Small habits succeed because they require almost no motivation. They're designed to fit into your existing life with minimal friction. And once they're installed — once they become automatic — they free up cognitive resources for everything else.
Clear calls these behaviors "atomic habits" for two reasons: they're tiny, and they're the atoms that build larger systems of behavior. You don't set out to become fit. You set out to become someone who exercises. Identity precedes behavior.
The Four Laws of Behavior Change
Clear's framework for building habits rests on four laws, each corresponding to a stage of the habit loop: cue, craving, response, reward.
Law 1: Make It Obvious
Habits are triggered by cues in your environment. If you want to build a reading habit, leave a book on your pillow. If you want to eat healthier, put fruit on the counter and move junk food to the back of the pantry. Design your environment so the desired behavior is the path of least resistance.
This is also where habit stacking comes in — attaching a new habit to an existing one. "After I pour my morning coffee, I will read for 10 minutes." The existing habit becomes the cue for the new one.
Law 2: Make It Attractive
We do things we find appealing. Temptation bundling pairs something you want to do with something you need to do. Only listen to your favorite podcast while exercising. Only watch that show while folding laundry. The anticipated reward makes the behavior more magnetic.
Law 3: Make It Easy
Reduce friction to the smallest possible unit. Don't commit to going to the gym for an hour. Commit to putting on your gym shoes. The goal is to make starting as frictionless as possible, because starting is the hardest part. Momentum does the rest.
The two-minute rule is central here: any new habit should be scaled down to something you can do in two minutes. Want to meditate? Sit on the cushion for two minutes. Want to write? Open the document and write one sentence. Small entry points lead to larger sessions more reliably than grand intentions.
Law 4: Make It Satisfying
The brain repeats what it finds rewarding. Add an immediate reward to behaviors whose payoffs are delayed. Track your habits visually — the act of crossing off a day on a habit tracker provides a small dopamine hit that reinforces the behavior. Never miss twice — one missed day is an accident, two is the start of a new habit.
The Plateau of Latent Potential
One of Clear's most important concepts is what he calls the "Plateau of Latent Potential" — the period in which you're doing the work but seeing no visible results. This is where most people quit, assuming the approach isn't working.
Think of ice at 31°F. You raise the temperature to 32°F — and suddenly, the ice melts. It wasn't that nothing was happening at 25°F, 27°F, 29°F. The energy was accumulating. The transformation was building beneath the surface. Habits work exactly this way.

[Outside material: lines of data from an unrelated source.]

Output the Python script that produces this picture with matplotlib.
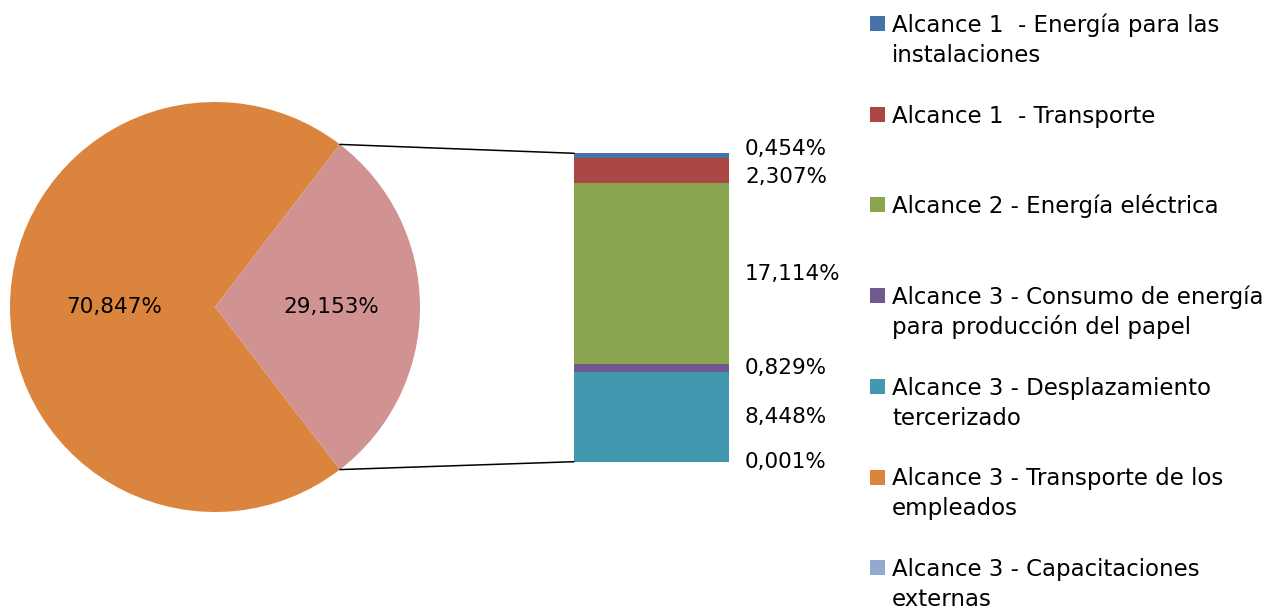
import numpy as np
import matplotlib.pyplot as plt
from matplotlib.patches import ConnectionPatch, Rectangle

plt.rcParams['font.family'] = ['DejaVu Sans']

# pie: resto vs. desglose
pie_values = [70.847, 29.153]
pie_colors = ['#DB843D', '#D19392']

# barra apilada (de abajo hacia arriba)
bar_labels = [
    'Alcance 3 - Capacitaciones\nexternas',
    'Alcance 3 - Desplazamiento\ntercerizado',
    'Alcance 3 - Consumo de energía\npara producción del papel',
    'Alcance 2 - Energía eléctrica',
    'Alcance 1  - Transporte',
    'Alcance 1  - Energía para las\ninstalaciones',
]
bar_values = [0.001, 8.448, 0.829, 17.114, 2.307, 0.454]
bar_colors = ['#93A9CF', '#4198AF', '#71588F', '#89A54E', '#AA4643', '#4572A7']

# leyenda en el orden de Excel
legend_labels = [
    'Alcance 1  - Energía para las\ninstalaciones',
    'Alcance 1  - Transporte',
    'Alcance 2 - Energía eléctrica',
    'Alcance 3 - Consumo de energía\npara producción del papel',
    'Alcance 3 - Desplazamiento\ntercerizado',
    'Alcance 3 - Transporte de los\nempleados',
    'Alcance 3 - Capacitaciones\nexternas',
]
legend_colors = ['#4572A7', '#AA4643', '#89A54E', '#71588F', '#4198AF', '#DB843D', '#93A9CF']


def fmt(v):
    return f'{v:.3f}'.replace('.', ',') + '%'


W, H = 1284, 611
fig = plt.figure(figsize=(W / 100, H / 100), dpi=100)
FS = 15.5
FS_LEG = 16.5

# --- pie ---
ax_pie = fig.add_axes([10 / W, 1 - 512 / H, 410 / W, 410 / H])
half = pie_values[1] * 3.6 / 2
wedges, _ = ax_pie.pie(pie_values, colors=pie_colors, startangle=half,
                       wedgeprops=dict(linewidth=0))
ax_pie.set_xlim(-1, 1)
ax_pie.set_ylim(-1, 1)
ax_pie.set_aspect('equal')
ax_pie.axis('off')

label_dist = [0.49, 0.565]
for w, v, d in zip(wedges, pie_values, label_dist):
    ang = np.deg2rad((w.theta1 + w.theta2) / 2)
    ax_pie.text(d * np.cos(ang), d * np.sin(ang), fmt(v),
                ha='center', va='center', fontsize=FS)

# --- barra ---
total = sum(bar_values)
ax_bar = fig.add_axes([574 / W, 1 - 461.7 / H, 155 / W, 308.4 / H])
bottom = 0
centers = []
for v, c in zip(bar_values, bar_colors):
    ax_bar.bar(0, v, width=1, bottom=bottom, color=c, linewidth=0)
    centers.append(bottom + v / 2)
    bottom += v
ax_bar.set_xlim(-0.5, 0.5)
ax_bar.set_ylim(0, total)
ax_bar.axis('off')

# pequeños desplazamientos para que no se pisen las etiquetas chicas
label_dy = [0, 0, 0, -1, -6.5, 6.7]
for v, yc, dy in zip(bar_values, centers, label_dy):
    ax_bar.annotate(fmt(v), xy=(0.5, yc), xytext=(16, dy),
                    textcoords='offset pixels', ha='left', va='center',
                    fontsize=FS, annotation_clip=False)

# líneas de conexión
a = np.deg2rad(half)
for sgn, ybar in [(1, total), (-1, 0)]:
    con = ConnectionPatch(xyA=(np.cos(a), sgn * np.sin(a)), coordsA=ax_pie.transData,
                          xyB=(-0.5, ybar), coordsB=ax_bar.transData,
                          color='black', lw=1.1)
    fig.add_artist(con)

# --- leyenda ---
y0, step, lstep = 32, 90.7, 30
for i, (lab, c) in enumerate(zip(legend_labels, legend_colors)):
    yb = y0 + i * step
    fig.add_artist(Rectangle((870 / W, 1 - (yb - 1) / H), 15 / W, 15 / H,
                             transform=fig.transFigure, color=c, lw=0))
    for j, line in enumerate(lab.split('\n')):
        fig.text(892 / W, 1 - (yb + j * lstep) / H, line, ha='left',
                 va='baseline', fontsize=FS_LEG)

fig.savefig('out.png', dpi=100)
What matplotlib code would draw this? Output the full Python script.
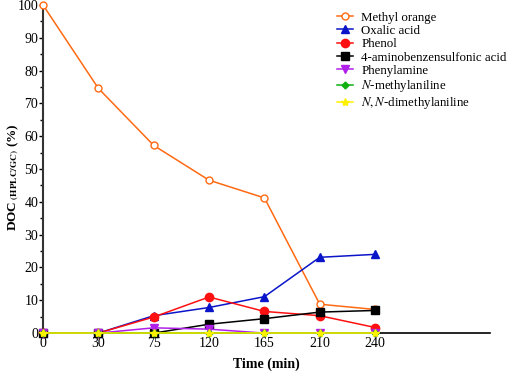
import matplotlib
matplotlib.use("Agg")
import matplotlib.pyplot as plt
import numpy as np

plt.rcParams['font.family'] = ['Liberation Serif', 'DejaVu Serif']
plt.rcParams['mathtext.fontset'] = 'stix'

times = ['0', '30', '75', '120', '165', '210', '240']
methyl_orange = [100, 74.6, 57.2, 46.6, 41.2, 8.8, 7.2]
oxalic_acid = [0, 0, 5.3, 7.8, 11.1, 23.1, 24.0]
phenol = [0, 0, 4.9, 11.0, 6.6, 5.3, 1.7]
aminobenzenesulfonic = [0, 0, 0, 2.7, 4.4, 6.4, 6.9]
phenylamine = [0, 0, 1.6, 1.2, 0, 0, 0]
n_methylaniline = [0, 0, 0, 0, 0, 0, 0]
nn_dimethylaniline = [0, 0, 0, 0, 0, 0, 0]

fig = plt.figure(figsize=(5.1, 3.73), dpi=100)
ax = fig.add_axes([0.0843, 0.107, 0.877, 0.8796])
x = np.arange(len(times))

series = [
    (methyl_orange, 'Methyl orange', '#FF6A13', 'o', 'white', 5),
    (oxalic_acid, 'Oxalic acid', '#0A14C8', '^', '#0A14C8', 5.5),
    (phenol, 'Phenol', '#FF1010', 'o', '#FF1010', 6),
    (aminobenzenesulfonic, '4-aminobenzensulfonic acid', 'black', 's', 'black', 5.5),
    (phenylamine, 'Phenylamine', '#B020E8', 'v', '#B020E8', 5.5),
    (n_methylaniline, r'$\it{N}$-methylaniline', '#10B010', 'D', '#10B010', 3.5),
    (nn_dimethylaniline, r'$\it{N,N}$-dimethylaniline', '#FFF000', '*', '#FFF000', 6),
]
order = [6, 5, 4, 3, 1, 2, 0]
handles = {}
for i in order:
    vals, label, c, m, fc, ms = series[i]
    h, = ax.plot(x, vals, color=c, marker=m, markerfacecolor=fc, markeredgecolor=c,
                 markersize=ms, linewidth=1.1, label=label, clip_on=False, zorder=3 + i * 0.1)
    handles[i] = h

ax.set_xlim(0, 8.08)
ax.set_ylim(0, 100)
ax.set_xticks(x)
ax.set_xticklabels(times)
ax.set_yticks(np.arange(0, 101, 10))
ax.set_yticks(np.arange(0, 101, 5), minor=True)
ax.tick_params(axis='x', length=0, labelsize=10, pad=3)
ax.tick_params(axis='y', which='major', length=3, width=1, labelsize=10, pad=0.5)
ax.tick_params(axis='y', which='minor', length=2, width=1)
for s in ['top', 'right']:
    ax.spines[s].set_visible(False)
ax.spines['left'].set_linewidth(1.5)
ax.spines['left'].set_color('#333333')
ax.spines['bottom'].set_linewidth(1.2)

ax.set_xlabel('Time (min)', fontweight='bold', fontsize=10, labelpad=5)
ax.set_ylabel(r'DOC$_{\ \mathbf{(HPLC/GC)}}$ (%)', fontweight='bold', fontsize=9.5)
ax.yaxis.set_label_coords(-0.05, 0.476)

leg = ax.legend([handles[i] for i in range(7)], [series[i][1] for i in range(7)],
                loc='upper left', bbox_to_anchor=(0.645, 0.99), bbox_transform=fig.transFigure,
                frameon=False, fontsize=9.3, handlelength=1.3, handletextpad=0.6,
                labelspacing=0.1, borderpad=0.1)

fig.savefig('out.png', dpi=100)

The gains from consistent small behaviors are invisible for weeks, sometimes months. Then they compound — and suddenly look like an overnight success to outside observers.
Building a System Instead of Chasing Goals
Clear makes a sharp distinction between goals and systems. Goals are outcomes you want. Systems are the processes that produce outcomes. "I want to lose 20 pounds" is a goal. "I go for a walk every morning after breakfast" is a system.
Goals are useful for direction, but systems are what actually produce change. Two people can have the same goal — only the one with the better system will achieve it consistently.
Build systems. Protect them. Refine them slowly.
Applying the 1% Rule Today
Start with a behavior audit. List what you currently do each day without thinking. These are your existing habits — some serving you, some not. Then identify one behavior you want to add, one you want to reduce, and one environmental change that makes either easier.
Don't try to change everything at once. Pick one habit. Make it tiny. Do it every day. Build from there.
1% better every day. That's all it takes.